Posted by: Anon | Aug 20, 2012 7:33:58 AM
This is an interesting twist on the discussion of the role of scholarship in the legal academy. If it is the case, and it makes sense because it happens in other disciplines as well, that the most engaged professors and the ones rated highly as teachers are very often--not all the time, but very often-- the most productive scholars, the implacable hostility toward scholarship is misguided. Calls to de-emphasize scholarship would seem too blunt an instrument to employ as item for law school reform.
It is likely that as the credentials of people entering the academy change, with more and more professors with JD-PhDs, attitudes about doing scholarship will change. These people come in with a scholarly focus and a demonstrated scholarly bent. Of course there are professors with PhDs in other disciplines who underperform after tenure. But the current and very public ferment in law schools,which will certainly continue, might mitigate those tendencies. In any event, it will be interesting to see how things unfold over the coming years; whether law professors who come to the job with a demonstrated passion and level of expertise in a scholarly area will stay in the arena longer than those who do not.
Posted by: JMH | Aug 20, 2012 8:33:23 AM
It would be like Paul Ryan -- who does not believe in government -- running the government.
Will the interim dean really be able to lower tuition? You really need the central university administration on board to agree that any cost savings will directly benefit a reduction in law school tuition; rather than go to other University priorities. The correspondence surrounding the last dean's departure suggests that will not be an easy sell with the President.

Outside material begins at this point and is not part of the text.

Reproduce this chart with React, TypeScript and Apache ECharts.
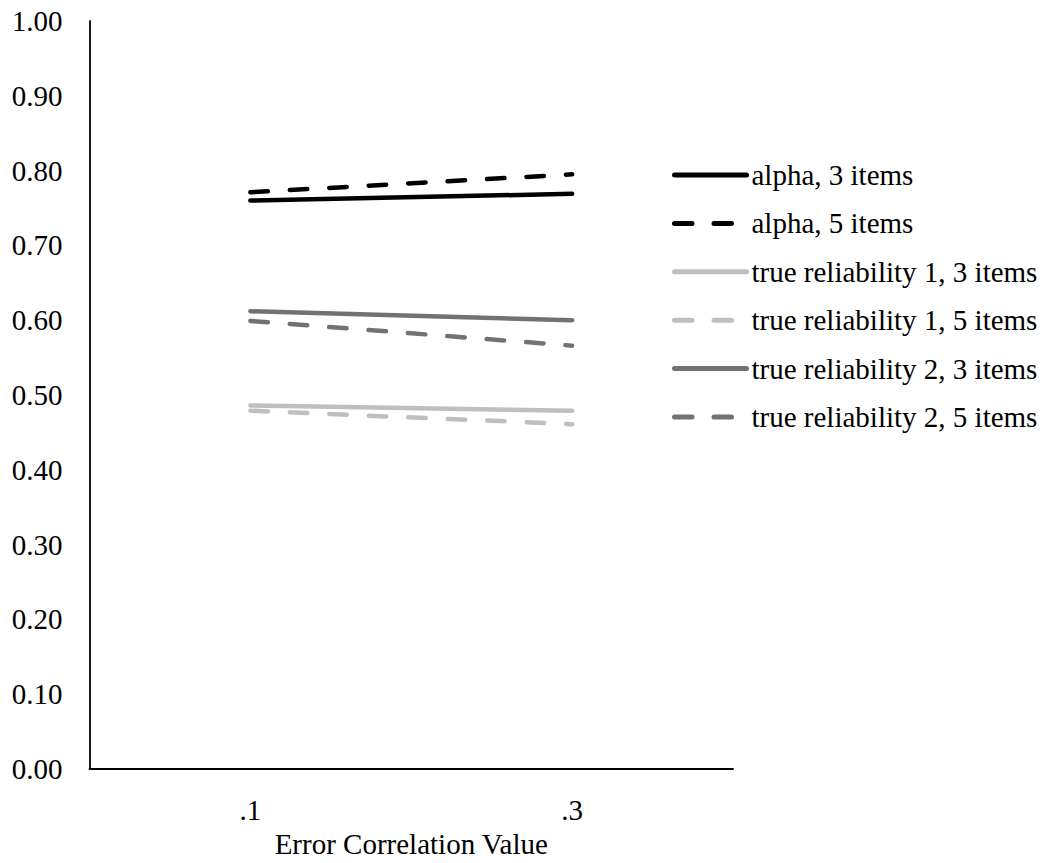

Posted by: Hugh | Aug 20, 2012 10:26:51 AM
Tamahana does not suggest that there is only one way to fix the current problems with legal education. His major point is that it is way too expensive for the opportunities available and likely to continue to be available to most law school graduates for the forseeable future. None of those criticizing Tamahana dispute this point. The emphasis on scholarship, with the resulting flood of mostly shoddy and boring legal writing, is only part of the problem. You could have a law school where professors were expected to do research and publish but had to teach three (or four, as in the ancient days of 1980) classes of 90-100 students per year (rather than small specialized classes or seminars); that would lower the cost per student significantly. The point is that the current system is, to coin a phrase, non-sustainable.